Hi, all.

output=torch.bmm(l_atten.unsqueeze(1),l_feature)

return output

Hi, all.

output=torch.bmm(l_atten.unsqueeze(1),l_feature)

return output

Are you certain that it is `bmm`

's fault? What does rest of your computation graph look like?

Please see this.

Thanks for your attention.

Here, l_atten is obtained from l_feature according to a NNs .So both l_feature and l_atten need backward.

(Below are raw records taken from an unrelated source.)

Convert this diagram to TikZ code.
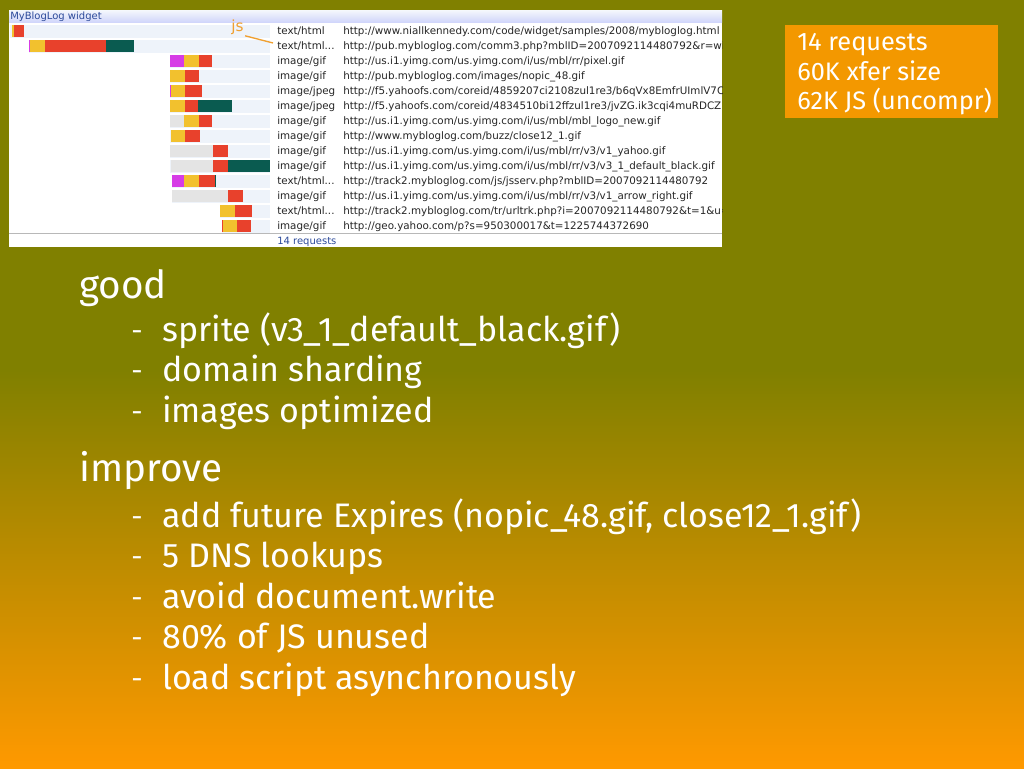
\documentclass[tikz,border=0pt]{standalone}
\usepackage{fontspec}
\setmainfont{Fira Sans}
\newfontfamily\panelfont{DejaVu Sans}
\definecolor{olivebg}{HTML}{808000}
\definecolor{orangebg}{HTML}{FF9900}
\definecolor{boxorange}{HTML}{F39800}
\definecolor{goldseg}{HTML}{F2C12E}
\definecolor{redseg}{HTML}{E8412C}
\definecolor{tealseg}{HTML}{0A5B50}
\definecolor{magseg}{HTML}{D63CE6}
\definecolor{greyseg}{HTML}{E4E4E4}
\definecolor{bandcol}{HTML}{EEF3FA}
\definecolor{titleblue}{HTML}{2C4A9A}
\definecolor{jsorange}{HTML}{F0A030}
\newcommand\barseg[4]{\fill[#1] (#2,#4-6) rectangle (#3,#4+6);}
\newcommand\band[2]{\fill[bandcol] (#1,#2-6.5) rectangle (270,#2+6.5);}
\tikzset{
  head/.style={anchor=base west, text=white, inner sep=0pt, font=\fontsize{29}{32}\selectfont},
  item/.style={anchor=base west, text=white, inner sep=0pt, font=\fontsize{25.5}{28}\selectfont},
  dashitem/.style={anchor=base west, text=white, inner sep=0pt, font=\fontsize{21}{24}\selectfont},
  boxtext/.style={anchor=base west, text=white, inner sep=0pt, font=\fontsize{19}{22}\selectfont},
  mime/.style={anchor=base west, inner sep=0pt, text=black!85, font=\panelfont\fontsize{7.75}{9}\selectfont},
  titletext/.style={anchor=base west, inner sep=0pt, text=titleblue, font=\panelfont\fontsize{7.5}{9}\selectfont},
  jslabel/.style={anchor=base west, inner sep=0pt, text=jsorange, font=\panelfont\fontsize{11.5}{13}\selectfont},
  jsline/.style={draw=jsorange, line width=1pt},
  statbox/.style={fill=boxorange, inner sep=0pt, minimum width=213*0.75pt, minimum height=93*0.75pt},
}
\begin{document}
\begin{tikzpicture}[x=0.75pt,y=-0.75pt]
\useasboundingbox (0,0) rectangle (1024,768);
% background
\fill[olivebg] (0,0) rectangle (1024,371);
\shade[top color=olivebg, bottom color=orangebg] (0,370) rectangle (1024,768);

% screenshot panel
\fill[white] (9,10) rectangle (722,247);
\begin{scope}
\clip (9,10) rectangle (722,247);
\shade[top color=white!40!bandcol, bottom color=blue!12!bandcol] (9,10) rectangle (722,22);
\node[titletext] (title) at (10,19.5) {MyBlogLog widget};
% row bands
\band{10}{31} \band{29}{46} \band{170}{61} \band{170}{76} \band{170}{91}
\band{170}{106} \band{170}{121} \band{170}{136} \band{170}{151} \band{170}{166}
\band{172}{181} \band{172}{196} \band{220}{211} \band{222}{226}
% bars
\barseg{goldseg}{12}{14}{31} \barseg{redseg}{14}{24}{31}
\barseg{magseg}{29}{30}{46} \barseg{goldseg}{30}{45}{46} \barseg{redseg}{45}{106}{46} \barseg{tealseg}{106}{134}{46}
\barseg{magseg}{170}{184}{61} \barseg{goldseg}{184}{199}{61} \barseg{redseg}{199}{212}{61}
\barseg{goldseg}{170}{185}{76} \barseg{redseg}{185}{199}{76}
\barseg{magseg}{170}{171}{91} \barseg{goldseg}{171}{185}{91} \barseg{redseg}{185}{202}{91}
\barseg{goldseg}{170}{185}{106} \barseg{redseg}{185}{198}{106} \barseg{tealseg}{198}{232}{106}
\barseg{greyseg}{170}{184}{121} \barseg{goldseg}{184}{199}{121} \barseg{redseg}{199}{212}{121}
\barseg{goldseg}{171}{185}{136} \barseg{redseg}{185}{200}{136}
\barseg{greyseg}{170}{213}{151} \barseg{redseg}{213}{228}{151}
\barseg{greyseg}{171}{213}{166} \barseg{redseg}{213}{228}{166} \barseg{tealseg}{228}{270}{166}
\barseg{magseg}{172}{184}{181} \barseg{goldseg}{184}{199}{181} \barseg{redseg}{199}{215}{181} \barseg{tealseg}{215}{216}{181}
\barseg{greyseg}{172}{228}{196} \barseg{redseg}{228}{243}{196}
\barseg{goldseg}{220}{235}{211} \barseg{redseg}{235}{252}{211}
\barseg{redseg}{222}{223}{226} \barseg{goldseg}{223}{237}{226} \barseg{redseg}{237}{251}{226}
% mime types
\node[mime] (t1)  at (277,34.5)  {text/html};
\node[mime] (t2)  at (277,49.5)  {text/html...};
\node[mime] (t3)  at (277,64.5)  {image/gif};
\node[mime] (t4)  at (277,79.5)  {image/gif};
\node[mime] (t5)  at (277,94.5)  {image/jpeg};
\node[mime] (t6)  at (277,109.5) {image/jpeg};
\node[mime] (t7)  at (277,124.5) {image/gif};
\node[mime] (t8)  at (277,139.5) {image/gif};
\node[mime] (t9)  at (277,154.5) {image/gif};
\node[mime] (t10) at (277,169.5) {image/gif};
\node[mime] (t11) at (277,184.5) {text/html...};
\node[mime] (t12) at (277,199.5) {image/gif};
\node[mime] (t13) at (277,214.5) {text/html...};
\node[mime] (t14) at (277,229.5) {image/gif};
% urls
\node[mime] (u1)  at (343,34.5)  {http://www.niallkennedy.com/code/widget/samples/2008/mybloglog.html};
\node[mime] (u2)  at (343,49.5)  {http://pub.mybloglog.com/comm3.php?mblID=2007092114480792\&r=wid};
\node[mime] (u3)  at (343,64.5)  {http://us.i1.yimg.com/us.yimg.com/i/us/mbl/rr/pixel.gif};
\node[mime] (u4)  at (343,79.5)  {http://pub.mybloglog.com/images/nopic\_48.gif};
\node[mime] (u5)  at (343,94.5)  {http://f5.yahoofs.com/coreid/4859207ci2108zul1re3/b6qVx8EmfrUImlV7C};
\node[mime] (u6)  at (343,109.5) {http://f5.yahoofs.com/coreid/4834510bi12ffzul1re3/jvZG.ik3cqi4muRDCZ};
\node[mime] (u7)  at (343,124.5) {http://us.i1.yimg.com/us.yimg.com/i/us/mbl/mbl\_logo\_new.gif};
\node[mime] (u8)  at (343,139.5) {http://www.mybloglog.com/buzz/close12\_1.gif};
\node[mime] (u9)  at (343,154.5) {http://us.i1.yimg.com/us.yimg.com/i/us/mbl/rr/v3/v1\_yahoo.gif};
\node[mime] (u10) at (343,169.5) {http://us.i1.yimg.com/us.yimg.com/i/us/mbl/rr/v3/v3\_1\_default\_black.gif};
\node[mime] (u11) at (343,184.5) {http://track2.mybloglog.com/js/jsserv.php?mblID=2007092114480792};
\node[mime] (u12) at (343,199.5) {http://us.i1.yimg.com/us.yimg.com/i/us/mbl/rr/v3/v1\_arrow\_right.gif};
\node[mime] (u13) at (343,214.5) {http://track2.mybloglog.com/tr/urltrk.php?i=2007092114480792\&t=1\&u=};
\node[mime] (u14) at (343,229.5) {http://geo.yahoo.com/p?s=950300017\&t=1225744372690};
% footer
\draw[black!28] (9,233.5) -- (722,233.5);
\node[titletext] (footer) at (277,244) {14 requests};
% js annotation
\node[jslabel] (js) at (231,31) {js};
\coordinate (jsend) at (273,43);
\draw[jsline] ([xshift=1pt,yshift=-1pt]js.south east) -- (jsend);
\end{scope}

% stats box
\node[statbox] (stats) at (891.5,71.5) {};
\node[boxtext] (s1) at (797,50) {14 requests};
\node[boxtext] (s2) at (797,80) {60K xfer size};
\node[boxtext] (s3) at (797,109) {62K JS (uncompr)};

% bullet text
\node[head] (good) at (79,298) {good};
\node[dashitem] (g1d) at (131,340) {-};
\node[item] (g1) at (162,341) {sprite (v3\_1\_default\_black.gif)};
\node[dashitem] (g2d) at (131,380) {-};
\node[item] (g2) at (162,381) {domain sharding};
\node[dashitem] (g3d) at (131,421) {-};
\node[item] (g3) at (162,422) {images optimized};

\node[head] (improve) at (79,481) {improve};
\node[dashitem] (i1d) at (131,526) {-};
\node[item] (i1) at (162,527) {add future Expires (nopic\_48.gif, close12\_1.gif)};
\node[dashitem] (i2d) at (131,566) {-};
\node[item] (i2) at (162,567) {5 DNS lookups};
\node[dashitem] (i3d) at (131,607) {-};
\node[item] (i3) at (162,608) {avoid document.write};
\node[dashitem] (i4d) at (131,647) {-};
\node[item] (i4) at (162,648) {80\% of JS unused};
\node[dashitem] (i5d) at (131,688) {-};
\node[item] (i5) at (162,689) {load script asynchronously};
\end{tikzpicture}
\end{document}
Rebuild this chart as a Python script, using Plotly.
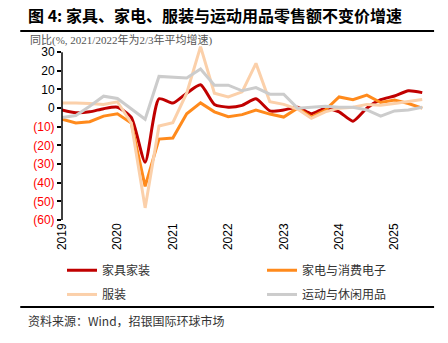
import plotly.graph_objects as go

quarters = [2019 + i * 0.25 for i in range(27)]
year_ticks = [2019, 2020, 2021, 2022, 2023, 2024, 2025]
year_labels = ["2019", "2020", "2021", "2022", "2023", "2024", "2025"]

furniture = [-1, -2.5, -2, -0.3, 0.5, -5, -29, 5, 2.7, 8, 12.5, 2, 0.5, 1.5, 5, -1.5,
             -1, 0.5, -3, 0, -2, -7, 0, 4.5, 6.5, 9.3, 8.3]
appliances = [-6, -8, -7.3, -4.3, -3, -8, -42, -16.6, -16, -3, 2.8, -2, -4.6, -3.5, -1, -3.2,
              -4.8, 0, -4.8, -1, 6, 4.5, 7, 3, 4.3, 2.5, 0]
apparel = [2.7, 2.8, 2.5, 2, 3.4, -8, -53.5, -9.6, -7.8, 8, 33, 8, 6, 8.7, 24, 3.4,
           2, -0.5, -5.5, -2, 0, 0.5, 2, 1.5, 2.5, 3.5, 4.6]
sports = [-5, -4, 1, 6.4, 5.2, -0.5, -6, 17, 16.8, 16.2, 21, 12.3, 12.3, 9.3, 11, 7.5,
          7.5, 0, 0.5, 1, 0.5, 0.5, -1, -4.3, -1.5, -1, 0.5]

y_ticks = [30, 20, 10, 0, -10, -20, -30, -40, -50, -60]
y_labels = [str(v) if v >= 0 else f"<span style='color:#FF0000'>({-v})</span>" for v in y_ticks]

names = ["家具家装", "家电与消费电子", "服装", "运动与休闲用品"]
colors = ["#C00000", "#FF8A1C", "#FBD0AA", "#CCCCCC"]
series = [furniture, appliances, apparel, sports]
shapes_ = ["spline", "linear", "linear", "linear"]
legends = ["legend", "legend2", "legend3", "legend4"]

fig = go.Figure()
for n, c, s, sh, lg in zip(names, colors, series, shapes_, legends):
    fig.add_trace(go.Scatter(x=quarters, y=s, name=n, mode="lines",
                             line=dict(color=c, width=3, shape=sh, smoothing=0.6),
                             legend=lg))

Y_MIN, Y_MAX = -60, 36
zero_pos = (0 - Y_MIN) / (Y_MAX - Y_MIN)

legend_common = dict(orientation="h", xanchor="left", yanchor="top",
                     font=dict(family="Noto Sans CJK SC", size=12, color="#333333"),
                     bgcolor="rgba(0,0,0,0)", itemwidth=30)

fig.update_layout(
    width=448, height=343,
    margin=dict(l=62, r=23, t=41, b=123),
    plot_bgcolor="white", paper_bgcolor="white",
    showlegend=True,
    legend=dict(x=0, y=-0.2, **legend_common),
    legend2=dict(x=0.551, y=-0.2, **legend_common),
    legend3=dict(x=0, y=-0.335, **legend_common),
    legend4=dict(x=0.551, y=-0.335, **legend_common),
    xaxis=dict(range=[2019, 2025.55], tickvals=year_ticks, ticktext=year_labels,
               tickangle=-90, showline=False, showgrid=False, zeroline=False, ticks="",
               tickfont=dict(family="Liberation Sans", size=12, color="black")),
    xaxis2=dict(overlaying="x", matches="x", anchor="free", position=zero_pos,
                range=[2019, 2025.55], tickvals=year_ticks, showticklabels=False,
                showline=True, linecolor="black", linewidth=1.5, ticks="outside",
                ticklen=4, tickcolor="black", showgrid=False, zeroline=False),
    yaxis=dict(range=[Y_MIN, Y_MAX], tickvals=y_ticks, ticktext=y_labels,
               showline=False, showgrid=False, zeroline=False, ticks="outside",
               ticklen=4, tickcolor="black", tickwidth=1.5,
               tickfont=dict(family="Liberation Sans", size=12, color="black")),
    shapes=[
        dict(type="line", xref="paper", yref="y", x0=0, x1=0, y0=-60, y1=30,
             line=dict(color="black", width=1.5)),
        dict(type="line", xref="paper", yref="paper", x0=-0.115, x1=1.025,
             y0=1.056, y1=1.056, line=dict(color="black", width=2)),
        dict(type="line", xref="paper", yref="paper", x0=-0.115, x1=1.025,
             y0=-0.486, y1=-0.486, line=dict(color="black", width=2)),
    ],
    annotations=[
        dict(text="<b>图 4: 家具、家电、服装与运动用品零售额不变价增速</b>", xref="paper", yref="paper",
             x=-0.10, y=1.145, xanchor="left", yanchor="middle", showarrow=False,
             font=dict(family="Noto Sans CJK SC", size=16, color="black")),
        dict(text="同比(%, 2021/2022年为2/3年平均增速)", xref="paper", yref="paper",
             x=-0.093, y=1.003, xanchor="left", yanchor="middle", showarrow=False,
             font=dict(family="Liberation Serif, Noto Sans CJK SC", size=11, color="#555555")),
        dict(text="资料来源：Wind，招银国际环球市场", xref="paper", yref="paper",
             x=-0.10, y=-0.559, xanchor="left", yanchor="middle", showarrow=False,
             font=dict(family="Noto Sans CJK SC", size=12, color="#333333")),
    ],
)

fig.write_html("out.html")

My result code just like this:

l_feature1 = self.feature1(intput1) #feature1 is [batchsize,5] tensor , self.feature1 is a small neural network

l_feature2 = self.feature2(input2) #feature2 is [batchsize,5] tensor

l_feature3 = self.feature3(input3) #feature3 is [batchsize,5] tensor

l_feature = torch.cat((l_feature1,l_feature2,l_feature3),1) #combine features, [batchsize,15] tensor

l_feature = l_feature.view(batch_size,3,5) #reshape features so that I can multiply attention coefficient

#attention coefficient

l_atten1 = self.atten1(l_feature1) #l_atten1 is [batchsize,1] tensor for feature1, self.atten1 is a small neural network

l_atten2 = self.atten2(l_feature2) #l_atten2 is [batchsize,1] tensor for feature2

l_atten3 = self.atten3(l_feature3) #l_atten3 is [batchsize,1] tensor for feature3

l_atten = torch.cat((l_atten1,l_atten2,l_atten3,),1) #combine attention coefficient,[ bachsize , 3] tensor

for i in range(0,barch_size):

l_atten[i,]=F.softmax(l_atten[i,]) #softmax is used for normalization

output=torch.bmm(l_atten.unsqueeze(1),l_feature) ###attention

I’m not sure whether I clearly my question. Can you get it and help me ?

This is the inplace operation that breaks gradient calculation.

1 Like

Thank you!

That’s the key point!

Why don’t you format your code using Markdown?

Thanks for your suggestions.

I will consider using Markdown next time.